[begin PROVIDED MATERIAL]
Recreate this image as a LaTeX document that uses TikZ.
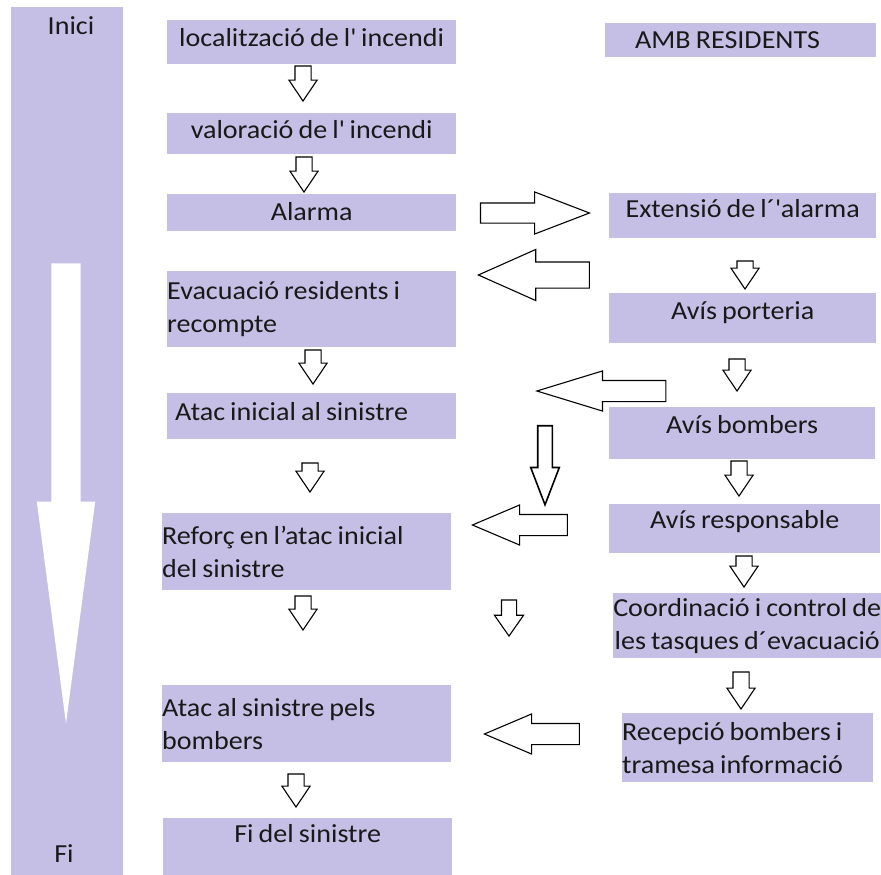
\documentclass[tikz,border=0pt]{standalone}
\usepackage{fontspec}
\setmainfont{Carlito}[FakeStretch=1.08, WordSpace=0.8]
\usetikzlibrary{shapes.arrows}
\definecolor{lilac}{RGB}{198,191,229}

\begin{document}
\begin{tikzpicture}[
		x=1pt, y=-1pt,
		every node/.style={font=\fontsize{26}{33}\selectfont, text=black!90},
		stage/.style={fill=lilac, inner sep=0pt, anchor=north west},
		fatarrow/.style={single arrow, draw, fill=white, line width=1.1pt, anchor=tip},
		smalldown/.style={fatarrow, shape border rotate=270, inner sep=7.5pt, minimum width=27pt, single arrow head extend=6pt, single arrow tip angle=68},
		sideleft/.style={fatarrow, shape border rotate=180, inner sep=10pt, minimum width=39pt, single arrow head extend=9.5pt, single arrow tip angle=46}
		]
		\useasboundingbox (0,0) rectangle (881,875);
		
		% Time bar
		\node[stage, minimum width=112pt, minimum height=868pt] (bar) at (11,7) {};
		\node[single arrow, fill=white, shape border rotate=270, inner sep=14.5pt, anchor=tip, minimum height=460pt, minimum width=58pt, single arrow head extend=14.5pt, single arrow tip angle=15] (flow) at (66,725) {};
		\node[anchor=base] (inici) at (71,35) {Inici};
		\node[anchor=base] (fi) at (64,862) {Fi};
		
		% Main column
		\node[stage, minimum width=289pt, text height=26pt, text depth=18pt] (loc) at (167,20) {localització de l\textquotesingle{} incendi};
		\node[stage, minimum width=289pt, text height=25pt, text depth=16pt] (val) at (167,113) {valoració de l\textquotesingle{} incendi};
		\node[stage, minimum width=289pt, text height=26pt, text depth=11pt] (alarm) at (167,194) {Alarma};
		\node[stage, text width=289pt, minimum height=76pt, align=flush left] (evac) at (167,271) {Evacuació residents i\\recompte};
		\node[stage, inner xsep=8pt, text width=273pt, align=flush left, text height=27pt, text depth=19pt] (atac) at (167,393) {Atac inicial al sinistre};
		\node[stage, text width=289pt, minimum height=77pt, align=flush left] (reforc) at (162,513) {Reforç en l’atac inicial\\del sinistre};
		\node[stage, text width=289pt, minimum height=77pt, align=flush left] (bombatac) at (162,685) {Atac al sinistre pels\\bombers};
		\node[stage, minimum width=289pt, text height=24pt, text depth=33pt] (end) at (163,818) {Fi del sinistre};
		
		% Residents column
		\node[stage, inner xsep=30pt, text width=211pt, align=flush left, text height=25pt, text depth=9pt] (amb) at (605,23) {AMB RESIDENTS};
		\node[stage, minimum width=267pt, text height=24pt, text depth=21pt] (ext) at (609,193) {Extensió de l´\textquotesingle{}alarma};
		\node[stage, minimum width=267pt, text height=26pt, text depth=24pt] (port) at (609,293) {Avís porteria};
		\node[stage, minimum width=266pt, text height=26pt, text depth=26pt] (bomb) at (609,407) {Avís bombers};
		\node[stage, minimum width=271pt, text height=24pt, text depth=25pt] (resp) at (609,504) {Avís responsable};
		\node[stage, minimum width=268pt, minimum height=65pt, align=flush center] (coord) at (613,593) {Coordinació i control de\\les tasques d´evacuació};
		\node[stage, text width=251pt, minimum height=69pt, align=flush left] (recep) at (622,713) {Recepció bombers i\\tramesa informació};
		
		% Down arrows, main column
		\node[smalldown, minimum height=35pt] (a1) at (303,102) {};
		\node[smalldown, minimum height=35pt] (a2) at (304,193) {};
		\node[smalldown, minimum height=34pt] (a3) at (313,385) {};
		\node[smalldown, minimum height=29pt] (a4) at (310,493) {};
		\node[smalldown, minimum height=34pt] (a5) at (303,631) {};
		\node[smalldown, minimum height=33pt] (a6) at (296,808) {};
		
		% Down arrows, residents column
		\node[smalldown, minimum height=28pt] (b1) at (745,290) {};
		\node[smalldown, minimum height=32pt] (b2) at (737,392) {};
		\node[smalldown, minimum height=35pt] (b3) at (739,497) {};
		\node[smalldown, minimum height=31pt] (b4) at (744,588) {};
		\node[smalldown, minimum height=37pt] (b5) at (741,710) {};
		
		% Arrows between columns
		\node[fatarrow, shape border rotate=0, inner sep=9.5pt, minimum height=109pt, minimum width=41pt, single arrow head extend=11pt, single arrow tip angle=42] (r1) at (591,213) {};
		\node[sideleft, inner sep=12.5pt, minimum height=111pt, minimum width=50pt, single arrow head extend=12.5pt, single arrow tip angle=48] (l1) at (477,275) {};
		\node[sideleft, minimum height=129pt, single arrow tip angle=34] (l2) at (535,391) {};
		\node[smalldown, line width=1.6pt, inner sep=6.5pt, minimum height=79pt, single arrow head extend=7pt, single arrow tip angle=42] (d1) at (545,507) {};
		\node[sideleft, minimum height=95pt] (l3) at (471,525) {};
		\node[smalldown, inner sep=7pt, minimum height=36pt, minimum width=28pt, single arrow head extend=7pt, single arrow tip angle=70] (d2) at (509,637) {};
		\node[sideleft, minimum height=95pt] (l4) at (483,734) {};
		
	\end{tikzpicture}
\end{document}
[end PROVIDED MATERIAL]
■ REQUIREMENTS
Copy the listing in full and without alteration, omitting every picture.

■ WRITTEN ANSWER
Recreate this image as a LaTeX document that uses TikZ.
\documentclass[tikz,border=0pt]{standalone}
\usepackage{fontspec}
\setmainfont{Carlito}[FakeStretch=1.08, WordSpace=0.8]
\usetikzlibrary{shapes.arrows}
\definecolor{lilac}{RGB}{198,191,229}

\begin{document}
\begin{tikzpicture}[
		x=1pt, y=-1pt,
		every node/.style={font=\fontsize{26}{33}\selectfont, text=black!90},
		stage/.style={fill=lilac, inner sep=0pt, anchor=north west},
		fatarrow/.style={single arrow, draw, fill=white, line width=1.1pt, anchor=tip},
		smalldown/.style={fatarrow, shape border rotate=270, inner sep=7.5pt, minimum width=27pt, single arrow head extend=6pt, single arrow tip angle=68},
		sideleft/.style={fatarrow, shape border rotate=180, inner sep=10pt, minimum width=39pt, single arrow head extend=9.5pt, single arrow tip angle=46}
		]
		\useasboundingbox (0,0) rectangle (881,875);
		
		% Time bar
		\node[stage, minimum width=112pt, minimum height=868pt] (bar) at (11,7) {};
		\node[single arrow, fill=white, shape border rotate=270, inner sep=14.5pt, anchor=tip, minimum height=460pt, minimum width=58pt, single arrow head extend=14.5pt, single arrow tip angle=15] (flow) at (66,725) {};
		\node[anchor=base] (inici) at (71,35) {Inici};
		\node[anchor=base] (fi) at (64,862) {Fi};
		
		% Main column
		\node[stage, minimum width=289pt, text height=26pt, text depth=18pt] (loc) at (167,20) {localització de l\textquotesingle{} incendi};
		\node[stage, minimum width=289pt, text height=25pt, text depth=16pt] (val) at (167,113) {valoració de l\textquotesingle{} incendi};
		\node[stage, minimum width=289pt, text height=26pt, text depth=11pt] (alarm) at (167,194) {Alarma};
		\node[stage, text width=289pt, minimum height=76pt, align=flush left] (evac) at (167,271) {Evacuació residents i\\recompte};
		\node[stage, inner xsep=8pt, text width=273pt, align=flush left, text height=27pt, text depth=19pt] (atac) at (167,393) {Atac inicial al sinistre};
		\node[stage, text width=289pt, minimum height=77pt, align=flush left] (reforc) at (162,513) {Reforç en l’atac inicial\\del sinistre};
		\node[stage, text width=289pt, minimum height=77pt, align=flush left] (bombatac) at (162,685) {Atac al sinistre pels\\bombers};
		\node[stage, minimum width=289pt, text height=24pt, text depth=33pt] (end) at (163,818) {Fi del sinistre};
		
		% Residents column
		\node[stage, inner xsep=30pt, text width=211pt, align=flush left, text height=25pt, text depth=9pt] (amb) at (605,23) {AMB RESIDENTS};
		\node[stage, minimum width=267pt, text height=24pt, text depth=21pt] (ext) at (609,193) {Extensió de l´\textquotesingle{}alarma};
		\node[stage, minimum width=267pt, text height=26pt, text depth=24pt] (port) at (609,293) {Avís porteria};
		\node[stage, minimum width=266pt, text height=26pt, text depth=26pt] (bomb) at (609,407) {Avís bombers};
		\node[stage, minimum width=271pt, text height=24pt, text depth=25pt] (resp) at (609,504) {Avís responsable};
		\node[stage, minimum width=268pt, minimum height=65pt, align=flush center] (coord) at (613,593) {Coordinació i control de\\les tasques d´evacuació};
		\node[stage, text width=251pt, minimum height=69pt, align=flush left] (recep) at (622,713) {Recepció bombers i\\tramesa informació};
		
		% Down arrows, main column
		\node[smalldown, minimum height=35pt] (a1) at (303,102) {};
		\node[smalldown, minimum height=35pt] (a2) at (304,193) {};
		\node[smalldown, minimum height=34pt] (a3) at (313,385) {};
		\node[smalldown, minimum height=29pt] (a4) at (310,493) {};
		\node[smalldown, minimum height=34pt] (a5) at (303,631) {};
		\node[smalldown, minimum height=33pt] (a6) at (296,808) {};
		
		% Down arrows, residents column
		\node[smalldown, minimum height=28pt] (b1) at (745,290) {};
		\node[smalldown, minimum height=32pt] (b2) at (737,392) {};
		\node[smalldown, minimum height=35pt] (b3) at (739,497) {};
		\node[smalldown, minimum height=31pt] (b4) at (744,588) {};
		\node[smalldown, minimum height=37pt] (b5) at (741,710) {};
		
		% Arrows between columns
		\node[fatarrow, shape border rotate=0, inner sep=9.5pt, minimum height=109pt, minimum width=41pt, single arrow head extend=11pt, single arrow tip angle=42] (r1) at (591,213) {};
		\node[sideleft, inner sep=12.5pt, minimum height=111pt, minimum width=50pt, single arrow head extend=12.5pt, single arrow tip angle=48] (l1) at (477,275) {};
		\node[sideleft, minimum height=129pt, single arrow tip angle=34] (l2) at (535,391) {};
		\node[smalldown, line width=1.6pt, inner sep=6.5pt, minimum height=79pt, single arrow head extend=7pt, single arrow tip angle=42] (d1) at (545,507) {};
		\node[sideleft, minimum height=95pt] (l3) at (471,525) {};
		\node[smalldown, inner sep=7pt, minimum height=36pt, minimum width=28pt, single arrow head extend=7pt, single arrow tip angle=70] (d2) at (509,637) {};
		\node[sideleft, minimum height=95pt] (l4) at (483,734) {};
		
	\end{tikzpicture}
\end{document}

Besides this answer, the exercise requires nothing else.